The NRC’s chief safety officer, Eric Leeds, agreed that the NRC will now review  several key publicly requested actions including revoking federal approval of the current failed GE Mark I containment venting system; and ordering all Mark I operators to install backup emergency power systems to ensure cooling in the reactors’ densely packed rooftop irradiated fuel pools.

 

 “We are encouraged that NRC has agreed to look into revoking its prior approval of dangerous venting systems installed on these Fukushima-style reactors,” said Paul Gunter, Director of the Reactor Oversight Project at Beyond Nuclear.  “The nuclear industry is advocating for the status quo, which is unacceptable post-Fukushima.
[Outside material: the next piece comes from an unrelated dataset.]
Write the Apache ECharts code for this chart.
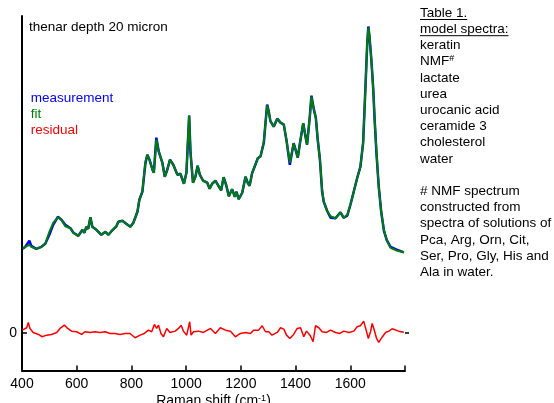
<!DOCTYPE html>
<html><head><meta charset="utf-8">
<script src="https://cdn.jsdelivr.net/npm/echarts@6/dist/echarts.min.js"></script>
<style>html,body{margin:0;padding:0;background:#fff}#c{width:554px;height:403px}</style>
</head><body><div id="c"></div>
<script>
// Raman shift (cm-1) for the measured / fitted spectrum
const shiftSpec = [403,408,412,427,434,452,471,485,500,514,531,544,558,577,588,606,621,628,635,642,650,657,672,690,705,716,730,745,752,767,781,796,807,822,829,840,851,858,866,877,882,891,900,913,922,931,941,953,968,979,992,1001,1011,1016,1025,1034,1042,1050,1062,1077,1086,1095,1107,1119,1128,1137,1147,1156,1168,1178,1184,1192,1205,1217,1225,1232,1241,1253,1262,1272,1284,1290,1296,1302,1308,1320,1333,1345,1357,1367,1379,1393,1400,1408,1418,1428,1436,1442,1452,1458,1467,1474,1481,1489,1497,1503,1516,1528,1546,1564,1576,1589,1601,1613,1625,1637,1647,1652,1657,1662,1666,1670,1677,1684,1689,1696,1704,1713,1723,1733,1747,1772,1796];
// fit intensity (a.u., offset spectrum)
const fitVals = [0.84,0.85,0.86,0.88,0.86,0.84,0.86,0.89,1.01,1.10,1.155,1.13,1.065,1.045,1.00,0.97,1.03,1.00,1.06,1.04,1.155,1.06,1.03,0.98,1.01,0.98,1.025,1.065,1.11,1.12,1.09,1.06,1.10,1.21,1.33,1.41,1.71,1.78,1.73,1.63,1.60,1.93,1.81,1.70,1.56,1.63,1.73,1.68,1.58,1.59,1.49,1.60,2.17,1.80,1.50,1.56,1.67,1.58,1.52,1.50,1.44,1.49,1.52,1.465,1.425,1.555,1.47,1.365,1.435,1.36,1.41,1.335,1.40,1.56,1.50,1.47,1.595,1.68,1.745,1.765,1.915,2.095,2.27,2.21,2.115,2.06,2.14,2.10,2.08,1.92,1.70,1.895,1.83,1.75,1.93,2.095,1.965,1.88,2.16,2.36,2.23,2.15,1.93,1.73,1.43,1.31,1.215,1.165,1.145,1.205,1.15,1.18,1.285,1.415,1.545,1.66,1.90,2.23,2.56,2.895,3.05,2.965,2.73,2.43,2.13,1.80,1.46,1.21,1.03,0.93,0.85,0.82,0.805];
// measured intensity (a.u.)
const measVals = [0.84,0.85,0.86,0.92,0.87,0.84,0.86,0.89,0.98,1.08,1.16,1.13,1.08,1.045,1.00,0.97,1.03,1.00,1.06,1.04,1.155,1.06,1.03,0.98,1.01,0.98,1.025,1.065,1.11,1.12,1.09,1.06,1.10,1.21,1.33,1.41,1.69,1.78,1.73,1.63,1.60,1.95,1.81,1.70,1.56,1.63,1.73,1.68,1.58,1.59,1.49,1.60,2.17,1.80,1.50,1.56,1.67,1.58,1.52,1.50,1.44,1.49,1.52,1.465,1.425,1.555,1.47,1.365,1.435,1.36,1.41,1.335,1.40,1.56,1.50,1.47,1.595,1.68,1.745,1.765,1.90,2.095,2.28,2.21,2.115,2.06,2.14,2.10,2.08,1.92,1.68,1.895,1.83,1.75,1.93,2.095,1.965,1.88,2.16,2.37,2.23,2.15,1.93,1.73,1.41,1.31,1.215,1.15,1.145,1.205,1.15,1.17,1.285,1.415,1.545,1.66,1.90,2.23,2.56,2.895,3.06,2.965,2.73,2.43,2.13,1.78,1.46,1.21,1.02,0.93,0.86,0.83,0.805];
// residual (measurement - fit), same units
const shiftRes = [401,408,417,423,429,441,460,474,490,508,527,539,555,567,581,600,618,630,649,667,685,704,722,740,758,777,795,813,832,847,862,874,884,892,899,908,917,929,941,960,972,982,990,1002,1008,1013,1018,1027,1045,1063,1089,1107,1125,1144,1162,1180,1198,1217,1235,1247,1265,1278,1290,1302,1314,1333,1345,1357,1367,1379,1393,1406,1418,1430,1440,1454,1464,1473,1485,1497,1513,1528,1546,1562,1576,1595,1613,1625,1637,1649,1658,1666,1674,1680,1686,1696,1704,1717,1729,1741,1753,1777,1796];
const resVals = [0.028,0.045,0.052,0.105,0.045,0.005,-0.015,-0.038,-0.022,-0.015,0.005,0.045,0.078,0.045,0.018,0.012,-0.015,0.012,0.005,0.012,0.005,0.012,-0.005,-0.005,-0.015,-0.005,-0.005,-0.048,-0.022,-0.005,0.028,0.012,0.085,0.045,0.078,-0.005,-0.038,0.045,0.005,0.018,0.045,0.078,0.018,-0.022,-0.015,0.112,-0.022,0.012,0.018,0.005,0.045,-0.005,0.052,0.028,0.018,-0.038,-0.005,0.005,-0.005,0.028,0.028,0.072,0.012,0.012,-0.022,0.005,0.052,0.038,-0.022,-0.055,-0.015,0.045,0.052,-0.038,0.018,-0.028,-0.088,0.072,0.052,0.012,0.005,0.028,0.005,-0.005,0.018,0.005,0.018,0.062,0.072,0.118,0.028,-0.055,0.012,0.095,0.045,-0.055,-0.095,-0.04,0.005,0.018,0.042,0.018,0.008];

const xTickValues = [400,600,800,1000,1200,1400,1600,1800];
const xTickLabels = [400,600,800,1000,1200,1400,1600];
const yTickValues = [0];

const chartTitle = 'thenar depth 20 micron';
const seriesNames = ['measurement','fit','residual'];
const tableLines = ['Table 1.','model spectra:','keratin','NMF#','lactate','urea','urocanic acid','ceramide 3','cholesterol','water','','# NMF spectrum','constructed from','spectra of solutions of','Pca, Arg, Orn, Cit,','Ser, Pro, Gly, His and','Ala in water.'];
const underlined = ['Table 1.','model spectra:'];

const FF = '"Liberation Sans", Arial, Helvetica, sans-serif';
const FS = 13.5;
const COLORS = {measurement:'#0000ff', fit:'#008000', residual:'#ff0000'};

const zip = (xs, ys) => xs.map((x, i) => [x, ys[i]]);

const mctx = document.createElement('canvas').getContext('2d');
mctx.font = FS + 'px "Liberation Sans"';

const TX = 420, TY0 = 13, TLH = 16.2;
const graphics = [];
tableLines.forEach((t, i) => {
  if (!t) return;
  const y = TY0 + i * TLH;
  const el = {type:'text', x: TX, y: y, silent:true, style:{fill:'#000', fontSize:FS, fontFamily:FF, verticalAlign:'middle', align:'left'}};
  if (t.endsWith('#') && t.length > 1) {
    el.style.text = '{a|' + t.slice(0, -1) + '}{s|#}';
    el.style.rich = {a:{fontSize:FS, fontFamily:FF, fill:'#000', lineHeight:15}, s:{fontSize:9, fontFamily:FF, fill:'#000', verticalAlign:'top', lineHeight:10}};
  } else {
    el.style.text = t;
  }
  graphics.push(el);
  if (underlined.indexOf(t) >= 0) {
    const w = mctx.measureText(t).width;
    graphics.push({type:'line', silent:true, shape:{x1:TX, y1:y+6.5, x2:TX+w, y2:y+6.5}, style:{stroke:'#000', lineWidth:1}});
  }
});

const chart = echarts.init(document.getElementById('c'), null, {renderer:'canvas'});
chart.setOption({
  animation:false,
  backgroundColor:'#ffffff',
  title:{text:chartTitle, left:29, top:20, padding:0, textStyle:{fontSize:FS, fontWeight:'normal', fontFamily:FF, color:'#000', lineHeight:14}},
  legend:{
    orient:'vertical', left:20.7, top:86, icon:'none', itemWidth:0, itemHeight:14, itemGap:2, selectedMode:false,
    textStyle:{fontSize:FS, fontFamily:FF},
    data: seriesNames.map(n => ({name:n, textStyle:{color:COLORS[n]}}))
  },
  grid:{left:22, right:149, top:16, bottom:32.5, containLabel:false, outerBoundsMode:'none'},
  xAxis:{
    type:'value', min:400, max:1800, interval:200,
    name:'{a|Raman shift (cm}{s|-1}{a|)}', nameLocation:'middle', nameGap:23.5, nameMoveOverlap:false,
    nameTextStyle:{verticalAlign:'top', rich:{a:{fontSize:14, fontFamily:FF, color:'#000'}, s:{fontSize:9, fontFamily:FF, color:'#000', verticalAlign:'top'}}},
    axisLine:{show:true, onZero:false, lineStyle:{color:'#000', width:2}},
    axisTick:{show:true, inside:true, length:5, customValues:xTickValues, lineStyle:{color:'#000', width:1.5}},
    axisLabel:{customValues:xTickLabels, formatter:v => String(v), fontSize:14, fontFamily:FF, color:'#000', margin:7},
    splitLine:{show:false}
  },
  yAxis:[{
    type:'value', min:-0.375, max:3.165, position:'left',
    axisLine:{show:true, lineStyle:{color:'#000', width:2}},
    axisTick:{show:true, inside:true, length:5, customValues:yTickValues, lineStyle:{color:'#000', width:1.5}},
    axisLabel:{customValues:yTickValues, formatter:v => String(v), fontSize:14, fontFamily:FF, color:'#000', margin:5},
    splitLine:{show:false}
  },{
    type:'value', min:-0.375, max:3.165, position:'right',
    axisLine:{show:false},
    axisTick:{show:true, inside:false, length:4, customValues:yTickValues, lineStyle:{color:'#000', width:1.5}},
    axisLabel:{show:false},
    splitLine:{show:false}
  }],
  series:[
    {name:'measurement', type:'line', data:zip(shiftSpec, measVals), showSymbol:false, symbol:'none', z:2, lineStyle:{color:COLORS.measurement, width:2.5}, itemStyle:{color:COLORS.measurement}},
    {name:'fit', type:'line', data:zip(shiftSpec, fitVals), showSymbol:false, symbol:'none', z:3, lineStyle:{color:COLORS.fit, width:2}, itemStyle:{color:COLORS.fit}},
    {name:'residual', type:'line', data:zip(shiftRes, resVals), showSymbol:false, symbol:'none', z:2, lineStyle:{color:COLORS.residual, width:1.5}, itemStyle:{color:COLORS.residual}}
  ],
  graphic: graphics
});
</script>
</body></html>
If these reactors can’t meet their original licensed condition for containment as ‘essentially leak tight’ then they shouldn’t be allowed to operate,” he charged.

Beyond Nuclear has launched a national coalition effort to “Freeze Our Fukushimas” which aims to permanently suspend operations at all 23 General Electric Mark I Boiling Water Reactors in the United States similar to the dangerously flawed reactors that melted down and exploded in Japan following the March 11, 2011 earthquake and tsunami.

Leeds dismissed a request from the petitioners for “immediate” enforcement action without which, the petitioners argue, US reactors can remain dangerously vulnerable to failure for decades.

The NRC safety panel also agreed with the public petitioners to review emergency back-up power systems (alternating current from generators and direct current from battery banks) be installed to cool densely-packed high-level radioactive waste cooling ponds that sit six to ten stories up in the Mark I reactor building where, per unit, hundreds of metric tons of highly radioactive and thermally hot spent fuel is being stored.

““Every community living in the shadows of these reactors with a rooftop high-level radioactive waste dump wants the emergency power systems installed now,” said Kevin Kamps, Radioactive Waste Specialist with Beyond Nuclear. “The industry must be able to ensure cooling can be supplied to hundreds of tons of irradiated nuclear fuel when the lights go out,”  “Our recommendation is a significant upgrade over the current NRC task force’s aim to only supply emergency power to ‘makeup water,’ as we call for prevention of boil off in the first place,” he said.  “We’re asking questions about the unintended consequences from that condensation raining down on control room electrical circuits and elsewhere,” he concluded.

A recent scientific study has provided compelling evidence that in fact a high-level radioactive waste fire at Fukushima Daiichi Unit 4 in Japan did occur, and caused large-scale releases of hazardous, radioactive cesium-137 directly into the environment, as the storage pools are not located within radiological containment structures. Individual GE Mark 1 storage pools in the U.S., as at Vermont Yankee, Pilgrim near Boston, and Fermi 2 near Detroit, hold more high-level radioactive waste than all four failed units at Fukushima Daiichi put together.